* _Aim_
Which lines of the records contain "this"? Collect every one of them.

* _Exercise inputs_
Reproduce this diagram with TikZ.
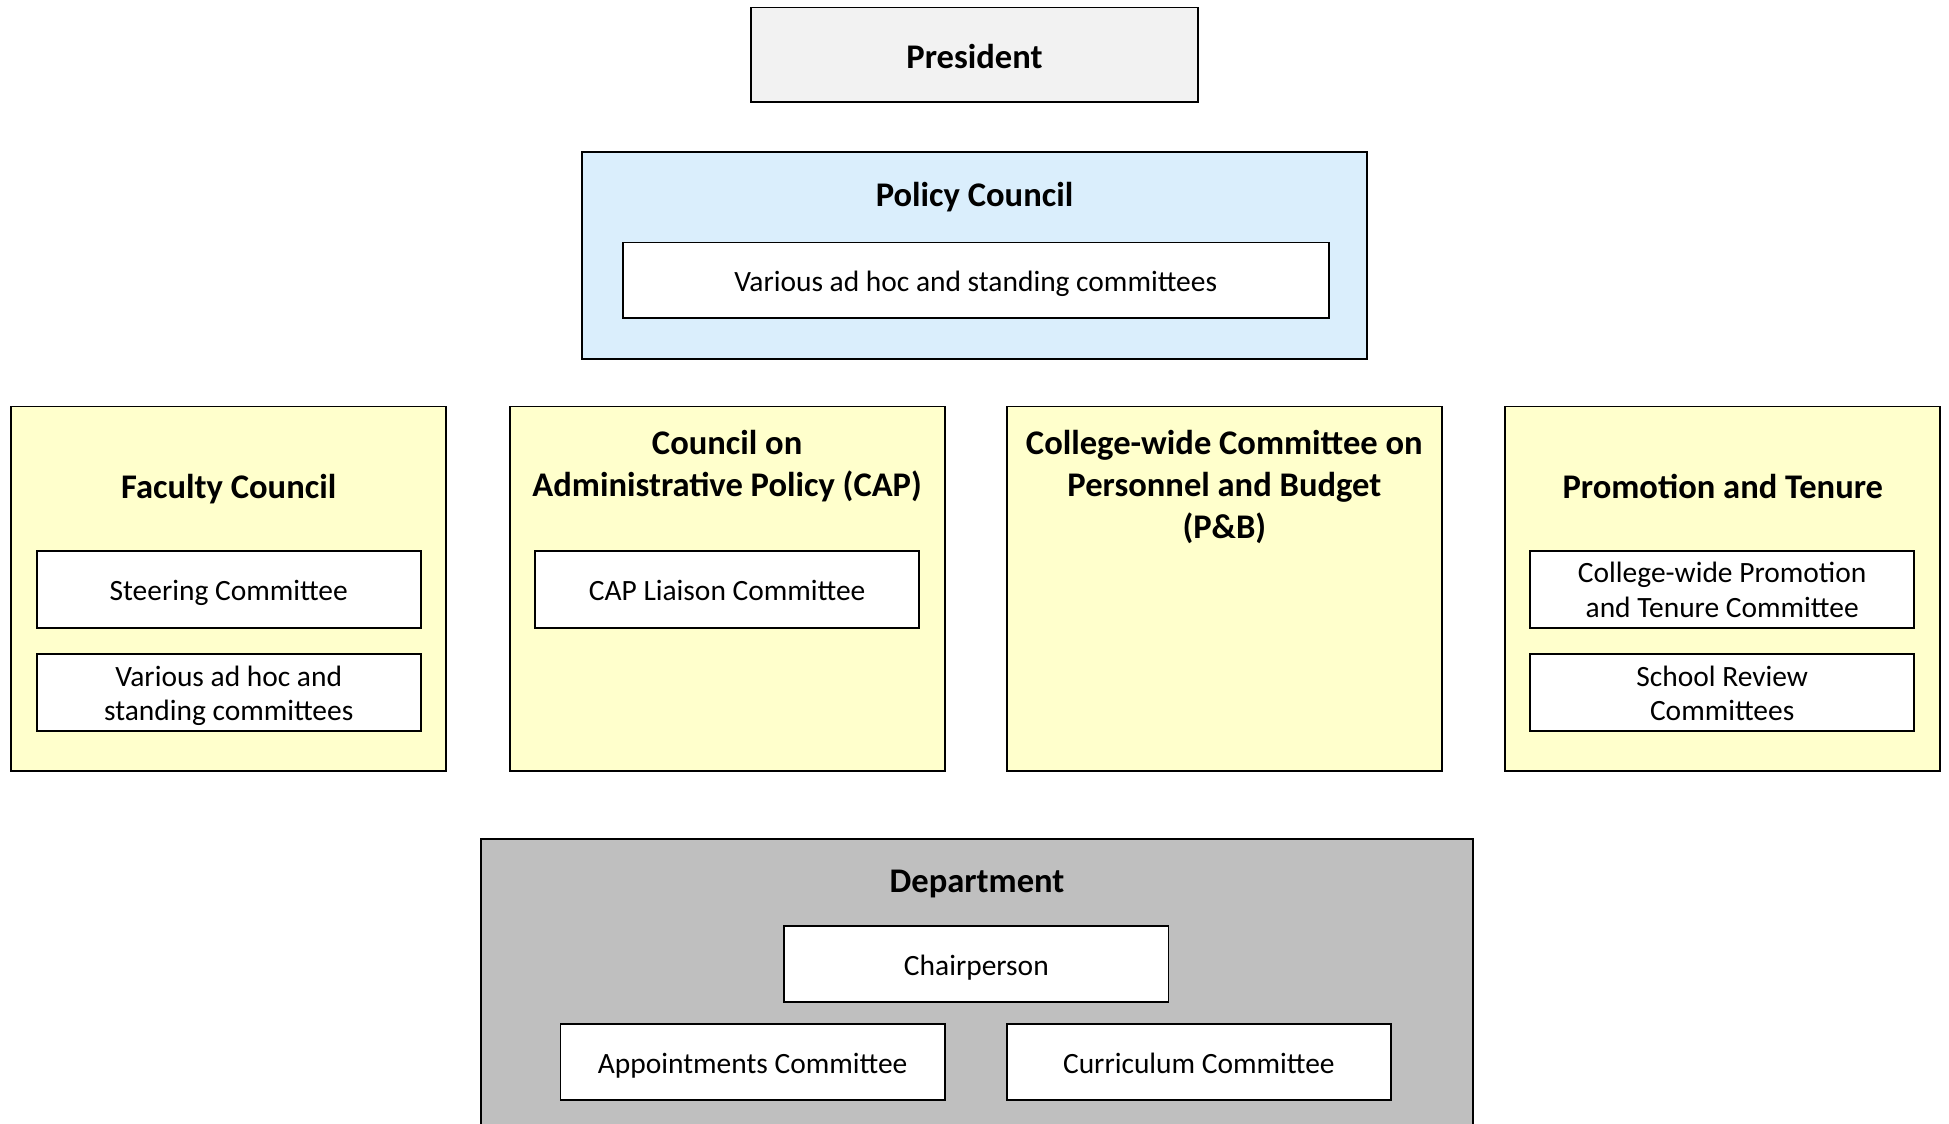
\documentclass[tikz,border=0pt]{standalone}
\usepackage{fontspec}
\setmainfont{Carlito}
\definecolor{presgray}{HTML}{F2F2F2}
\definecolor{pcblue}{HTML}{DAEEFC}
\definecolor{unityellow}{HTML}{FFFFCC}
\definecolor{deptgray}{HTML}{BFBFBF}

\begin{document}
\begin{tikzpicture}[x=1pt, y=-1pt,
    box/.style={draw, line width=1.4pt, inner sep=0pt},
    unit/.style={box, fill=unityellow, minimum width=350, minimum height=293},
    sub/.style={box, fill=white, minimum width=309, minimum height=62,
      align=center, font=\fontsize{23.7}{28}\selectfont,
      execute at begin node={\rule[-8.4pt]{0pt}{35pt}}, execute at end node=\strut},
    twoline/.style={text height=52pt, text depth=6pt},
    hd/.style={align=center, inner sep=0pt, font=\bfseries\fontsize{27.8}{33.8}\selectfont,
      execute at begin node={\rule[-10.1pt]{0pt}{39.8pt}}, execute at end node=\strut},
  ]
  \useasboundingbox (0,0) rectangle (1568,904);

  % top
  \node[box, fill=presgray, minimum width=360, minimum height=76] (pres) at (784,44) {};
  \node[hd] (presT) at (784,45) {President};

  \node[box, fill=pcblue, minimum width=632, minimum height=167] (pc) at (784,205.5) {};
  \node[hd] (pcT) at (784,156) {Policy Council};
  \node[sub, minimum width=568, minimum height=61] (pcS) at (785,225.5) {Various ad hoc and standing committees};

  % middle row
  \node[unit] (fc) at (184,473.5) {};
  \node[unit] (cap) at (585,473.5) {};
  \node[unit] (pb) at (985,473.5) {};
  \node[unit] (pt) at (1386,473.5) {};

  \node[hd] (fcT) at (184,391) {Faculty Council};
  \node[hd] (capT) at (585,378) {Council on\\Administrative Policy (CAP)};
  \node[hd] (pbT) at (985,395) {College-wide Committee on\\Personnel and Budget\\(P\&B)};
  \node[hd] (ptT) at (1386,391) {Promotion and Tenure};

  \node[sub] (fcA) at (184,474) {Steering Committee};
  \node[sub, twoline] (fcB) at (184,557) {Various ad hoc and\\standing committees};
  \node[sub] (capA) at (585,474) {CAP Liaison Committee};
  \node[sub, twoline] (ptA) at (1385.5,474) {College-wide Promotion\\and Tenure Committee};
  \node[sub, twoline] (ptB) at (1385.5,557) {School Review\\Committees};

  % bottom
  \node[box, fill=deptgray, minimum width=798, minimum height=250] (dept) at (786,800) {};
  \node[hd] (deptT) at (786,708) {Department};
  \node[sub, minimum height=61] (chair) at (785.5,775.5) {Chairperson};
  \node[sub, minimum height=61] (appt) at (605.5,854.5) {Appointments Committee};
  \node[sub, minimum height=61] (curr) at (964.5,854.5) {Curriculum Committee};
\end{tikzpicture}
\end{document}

...

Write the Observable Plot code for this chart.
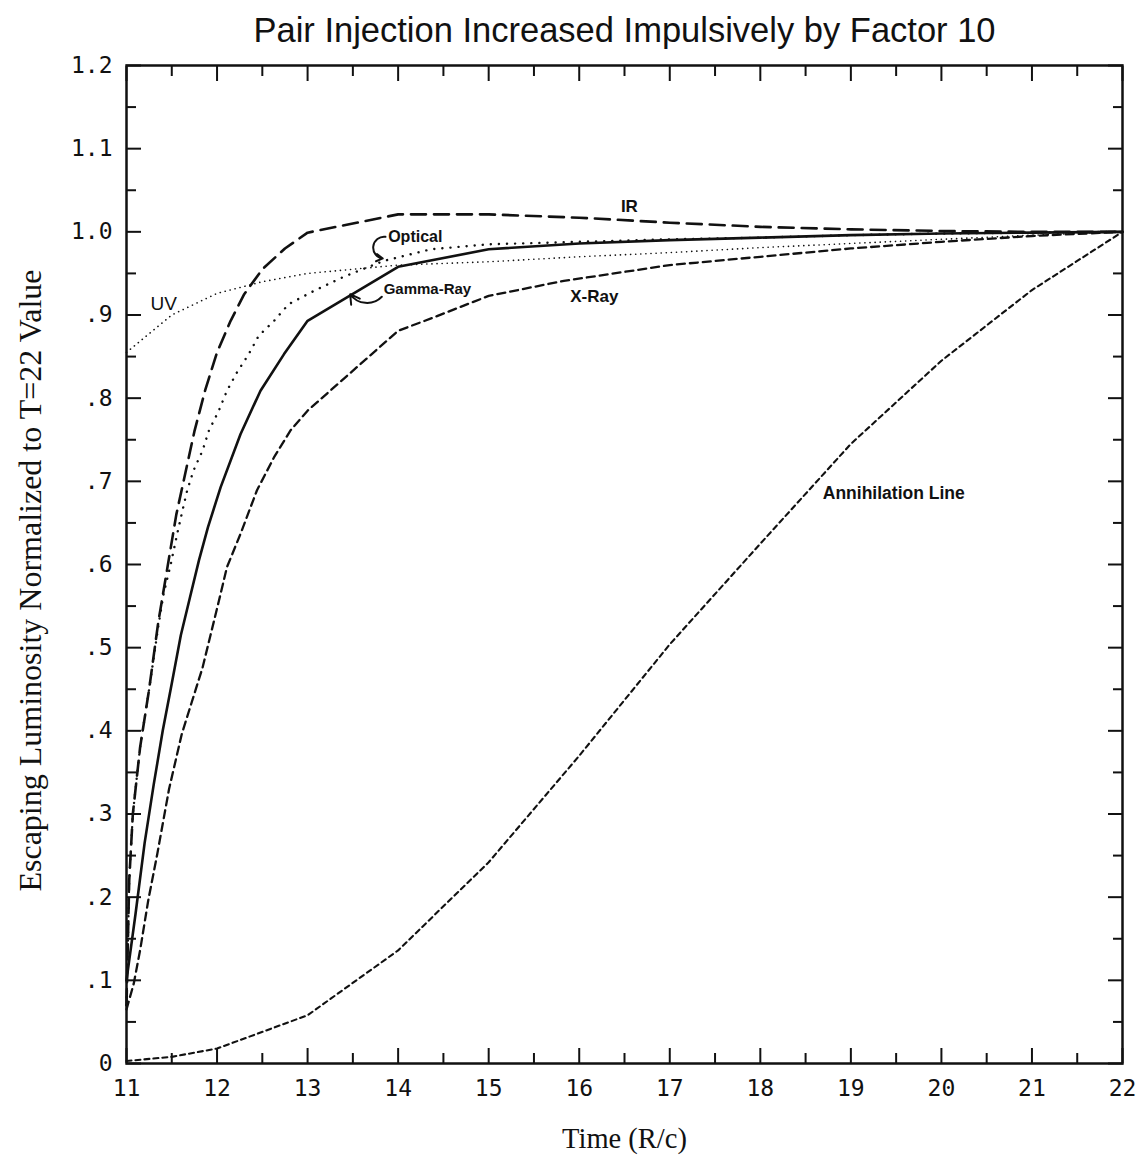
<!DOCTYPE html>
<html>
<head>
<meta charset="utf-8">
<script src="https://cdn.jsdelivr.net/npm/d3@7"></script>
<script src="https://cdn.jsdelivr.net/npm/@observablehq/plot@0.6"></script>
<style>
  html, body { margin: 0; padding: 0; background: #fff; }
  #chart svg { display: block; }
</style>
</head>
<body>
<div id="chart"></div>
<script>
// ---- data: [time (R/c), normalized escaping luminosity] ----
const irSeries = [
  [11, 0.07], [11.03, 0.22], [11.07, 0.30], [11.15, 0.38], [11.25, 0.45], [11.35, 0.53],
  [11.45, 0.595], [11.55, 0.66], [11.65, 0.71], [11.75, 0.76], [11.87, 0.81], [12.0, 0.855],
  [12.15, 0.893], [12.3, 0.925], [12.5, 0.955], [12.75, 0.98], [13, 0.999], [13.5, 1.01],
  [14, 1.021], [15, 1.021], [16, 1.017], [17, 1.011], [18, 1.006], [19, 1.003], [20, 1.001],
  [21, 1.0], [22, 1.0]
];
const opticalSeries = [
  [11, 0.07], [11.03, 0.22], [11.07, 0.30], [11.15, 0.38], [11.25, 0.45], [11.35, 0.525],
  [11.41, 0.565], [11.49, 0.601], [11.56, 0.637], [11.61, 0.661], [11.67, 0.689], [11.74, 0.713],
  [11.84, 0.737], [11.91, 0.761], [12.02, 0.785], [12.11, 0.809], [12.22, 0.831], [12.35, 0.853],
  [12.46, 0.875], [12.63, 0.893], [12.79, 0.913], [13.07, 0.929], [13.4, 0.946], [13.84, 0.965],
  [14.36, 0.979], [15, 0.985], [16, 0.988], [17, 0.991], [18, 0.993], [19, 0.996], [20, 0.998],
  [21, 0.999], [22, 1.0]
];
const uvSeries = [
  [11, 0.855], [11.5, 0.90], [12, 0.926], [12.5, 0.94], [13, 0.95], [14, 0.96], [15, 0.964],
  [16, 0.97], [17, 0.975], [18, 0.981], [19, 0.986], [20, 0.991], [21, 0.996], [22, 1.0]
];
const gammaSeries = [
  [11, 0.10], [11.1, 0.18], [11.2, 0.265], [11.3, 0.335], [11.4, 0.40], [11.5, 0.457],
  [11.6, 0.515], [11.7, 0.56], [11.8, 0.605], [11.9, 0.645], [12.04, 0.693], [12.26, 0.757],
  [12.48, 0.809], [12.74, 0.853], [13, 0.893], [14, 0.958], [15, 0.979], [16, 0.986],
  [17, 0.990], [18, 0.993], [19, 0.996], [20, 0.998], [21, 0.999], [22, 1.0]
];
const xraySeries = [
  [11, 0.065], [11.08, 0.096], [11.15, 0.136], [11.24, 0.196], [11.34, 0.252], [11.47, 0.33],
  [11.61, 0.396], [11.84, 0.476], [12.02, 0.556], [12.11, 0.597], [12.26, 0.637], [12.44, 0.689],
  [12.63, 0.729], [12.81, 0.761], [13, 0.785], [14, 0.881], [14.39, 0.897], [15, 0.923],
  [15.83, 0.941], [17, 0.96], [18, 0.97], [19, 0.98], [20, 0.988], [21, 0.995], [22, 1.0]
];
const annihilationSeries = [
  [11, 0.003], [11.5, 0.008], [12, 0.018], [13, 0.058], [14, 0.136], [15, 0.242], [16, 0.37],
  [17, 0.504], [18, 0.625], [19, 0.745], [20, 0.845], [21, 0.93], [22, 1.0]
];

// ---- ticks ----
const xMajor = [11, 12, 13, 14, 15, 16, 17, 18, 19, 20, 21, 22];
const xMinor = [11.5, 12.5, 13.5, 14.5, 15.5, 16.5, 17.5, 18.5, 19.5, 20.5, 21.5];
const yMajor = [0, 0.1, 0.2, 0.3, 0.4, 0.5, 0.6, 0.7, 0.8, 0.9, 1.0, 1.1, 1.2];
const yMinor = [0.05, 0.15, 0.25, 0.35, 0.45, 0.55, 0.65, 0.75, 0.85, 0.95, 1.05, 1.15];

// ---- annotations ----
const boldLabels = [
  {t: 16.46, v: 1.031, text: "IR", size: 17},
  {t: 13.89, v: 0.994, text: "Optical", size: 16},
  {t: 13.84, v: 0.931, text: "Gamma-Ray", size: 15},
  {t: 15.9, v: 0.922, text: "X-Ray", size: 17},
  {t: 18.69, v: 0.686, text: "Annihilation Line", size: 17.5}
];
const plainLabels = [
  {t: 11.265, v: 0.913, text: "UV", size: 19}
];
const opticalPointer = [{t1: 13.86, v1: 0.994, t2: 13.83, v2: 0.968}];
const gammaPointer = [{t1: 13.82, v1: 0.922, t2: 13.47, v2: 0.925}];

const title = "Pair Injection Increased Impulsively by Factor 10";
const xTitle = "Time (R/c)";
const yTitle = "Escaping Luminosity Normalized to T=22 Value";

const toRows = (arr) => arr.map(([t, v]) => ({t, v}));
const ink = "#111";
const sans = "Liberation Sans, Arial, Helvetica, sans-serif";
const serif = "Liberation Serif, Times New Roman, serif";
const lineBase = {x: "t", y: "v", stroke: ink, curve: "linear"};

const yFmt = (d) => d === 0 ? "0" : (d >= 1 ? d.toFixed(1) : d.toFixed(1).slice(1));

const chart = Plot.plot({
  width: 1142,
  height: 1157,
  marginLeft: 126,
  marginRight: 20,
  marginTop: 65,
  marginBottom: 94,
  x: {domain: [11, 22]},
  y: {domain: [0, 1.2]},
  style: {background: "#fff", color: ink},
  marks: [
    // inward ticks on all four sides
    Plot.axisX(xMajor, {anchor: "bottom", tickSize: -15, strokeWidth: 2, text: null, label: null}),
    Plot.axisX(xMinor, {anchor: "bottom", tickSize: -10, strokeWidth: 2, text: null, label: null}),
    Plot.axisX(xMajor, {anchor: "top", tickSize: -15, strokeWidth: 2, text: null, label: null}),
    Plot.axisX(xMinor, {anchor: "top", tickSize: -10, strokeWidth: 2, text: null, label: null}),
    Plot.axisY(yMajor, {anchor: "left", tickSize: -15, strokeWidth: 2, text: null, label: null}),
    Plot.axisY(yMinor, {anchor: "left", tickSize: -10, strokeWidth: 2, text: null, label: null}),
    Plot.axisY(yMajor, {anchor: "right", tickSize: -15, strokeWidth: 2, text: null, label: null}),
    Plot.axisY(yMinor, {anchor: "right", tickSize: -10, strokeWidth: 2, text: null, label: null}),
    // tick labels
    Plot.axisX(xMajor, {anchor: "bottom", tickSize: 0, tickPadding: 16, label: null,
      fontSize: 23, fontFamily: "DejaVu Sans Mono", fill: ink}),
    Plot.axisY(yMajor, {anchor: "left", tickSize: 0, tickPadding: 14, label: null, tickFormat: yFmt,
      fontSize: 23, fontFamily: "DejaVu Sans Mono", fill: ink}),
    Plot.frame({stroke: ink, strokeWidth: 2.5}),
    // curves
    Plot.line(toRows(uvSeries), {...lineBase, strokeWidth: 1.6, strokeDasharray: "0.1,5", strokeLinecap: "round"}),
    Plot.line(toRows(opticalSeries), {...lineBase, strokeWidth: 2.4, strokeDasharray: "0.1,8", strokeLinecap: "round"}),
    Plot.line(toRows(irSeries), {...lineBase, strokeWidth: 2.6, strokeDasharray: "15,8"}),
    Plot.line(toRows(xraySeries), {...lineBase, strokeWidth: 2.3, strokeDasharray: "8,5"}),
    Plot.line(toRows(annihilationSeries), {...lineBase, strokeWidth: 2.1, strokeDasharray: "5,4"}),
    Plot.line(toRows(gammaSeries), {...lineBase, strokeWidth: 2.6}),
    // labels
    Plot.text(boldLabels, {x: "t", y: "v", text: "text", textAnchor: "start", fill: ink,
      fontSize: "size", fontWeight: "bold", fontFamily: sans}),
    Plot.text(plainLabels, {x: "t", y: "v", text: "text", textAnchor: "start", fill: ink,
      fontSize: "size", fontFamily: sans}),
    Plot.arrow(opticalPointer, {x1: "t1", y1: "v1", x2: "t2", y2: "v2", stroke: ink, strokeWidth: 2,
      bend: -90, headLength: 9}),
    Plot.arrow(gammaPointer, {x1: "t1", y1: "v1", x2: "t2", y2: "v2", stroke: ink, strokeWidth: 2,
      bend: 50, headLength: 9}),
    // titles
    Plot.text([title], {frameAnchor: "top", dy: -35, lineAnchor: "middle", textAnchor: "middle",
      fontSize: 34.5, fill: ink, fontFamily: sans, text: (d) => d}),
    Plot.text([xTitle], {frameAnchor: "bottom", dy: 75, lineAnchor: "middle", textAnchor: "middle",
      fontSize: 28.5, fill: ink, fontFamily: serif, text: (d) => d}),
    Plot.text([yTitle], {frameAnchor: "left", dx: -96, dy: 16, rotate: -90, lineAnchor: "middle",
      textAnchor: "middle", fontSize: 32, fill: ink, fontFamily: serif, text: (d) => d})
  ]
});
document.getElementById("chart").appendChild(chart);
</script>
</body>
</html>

==

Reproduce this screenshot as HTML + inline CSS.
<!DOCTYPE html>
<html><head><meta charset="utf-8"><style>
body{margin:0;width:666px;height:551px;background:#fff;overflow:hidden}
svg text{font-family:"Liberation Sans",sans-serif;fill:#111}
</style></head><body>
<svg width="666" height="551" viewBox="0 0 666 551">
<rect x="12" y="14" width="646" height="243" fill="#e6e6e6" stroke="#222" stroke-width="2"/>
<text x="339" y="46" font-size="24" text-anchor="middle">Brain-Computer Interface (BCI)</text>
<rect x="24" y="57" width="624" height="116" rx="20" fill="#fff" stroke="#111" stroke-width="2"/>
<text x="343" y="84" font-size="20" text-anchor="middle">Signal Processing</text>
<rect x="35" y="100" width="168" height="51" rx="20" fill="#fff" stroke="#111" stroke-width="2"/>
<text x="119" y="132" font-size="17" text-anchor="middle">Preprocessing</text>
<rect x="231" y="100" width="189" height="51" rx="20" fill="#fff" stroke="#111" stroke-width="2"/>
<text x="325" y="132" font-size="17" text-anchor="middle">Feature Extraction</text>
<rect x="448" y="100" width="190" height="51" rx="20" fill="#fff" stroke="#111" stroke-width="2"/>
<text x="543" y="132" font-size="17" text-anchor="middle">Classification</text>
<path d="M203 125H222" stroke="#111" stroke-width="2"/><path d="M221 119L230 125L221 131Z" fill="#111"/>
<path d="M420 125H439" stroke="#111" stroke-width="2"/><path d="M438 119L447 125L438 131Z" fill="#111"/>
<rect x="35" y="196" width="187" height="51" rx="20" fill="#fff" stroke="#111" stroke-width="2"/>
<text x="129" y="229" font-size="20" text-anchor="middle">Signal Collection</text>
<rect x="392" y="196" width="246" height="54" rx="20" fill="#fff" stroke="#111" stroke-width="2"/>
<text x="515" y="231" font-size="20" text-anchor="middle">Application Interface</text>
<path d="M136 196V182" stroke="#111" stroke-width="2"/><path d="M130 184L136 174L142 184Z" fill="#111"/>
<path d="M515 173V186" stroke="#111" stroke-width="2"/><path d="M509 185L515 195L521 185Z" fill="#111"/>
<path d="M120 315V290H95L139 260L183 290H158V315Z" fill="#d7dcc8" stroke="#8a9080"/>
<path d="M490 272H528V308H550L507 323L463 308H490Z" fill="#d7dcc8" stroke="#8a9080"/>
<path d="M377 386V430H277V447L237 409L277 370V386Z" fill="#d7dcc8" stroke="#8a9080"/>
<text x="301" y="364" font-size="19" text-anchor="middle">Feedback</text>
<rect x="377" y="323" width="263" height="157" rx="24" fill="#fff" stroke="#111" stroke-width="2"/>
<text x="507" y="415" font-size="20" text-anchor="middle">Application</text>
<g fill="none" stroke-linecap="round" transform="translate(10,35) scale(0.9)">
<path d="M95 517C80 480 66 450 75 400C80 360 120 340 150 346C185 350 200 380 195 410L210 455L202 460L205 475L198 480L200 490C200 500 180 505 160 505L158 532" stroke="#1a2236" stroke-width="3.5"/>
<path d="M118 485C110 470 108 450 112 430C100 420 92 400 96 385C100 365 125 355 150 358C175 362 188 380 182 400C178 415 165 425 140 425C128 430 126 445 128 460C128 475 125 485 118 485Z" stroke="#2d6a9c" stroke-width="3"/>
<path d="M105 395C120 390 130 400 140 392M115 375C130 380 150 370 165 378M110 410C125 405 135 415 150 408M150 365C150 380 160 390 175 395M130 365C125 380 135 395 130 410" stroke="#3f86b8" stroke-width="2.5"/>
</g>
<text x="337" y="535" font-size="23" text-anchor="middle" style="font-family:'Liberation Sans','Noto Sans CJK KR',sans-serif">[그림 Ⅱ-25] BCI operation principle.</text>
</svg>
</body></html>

* _Response_
Reproduce this diagram with TikZ.
Write the Observable Plot code for this chart.
Reproduce this screenshot as HTML + inline CSS.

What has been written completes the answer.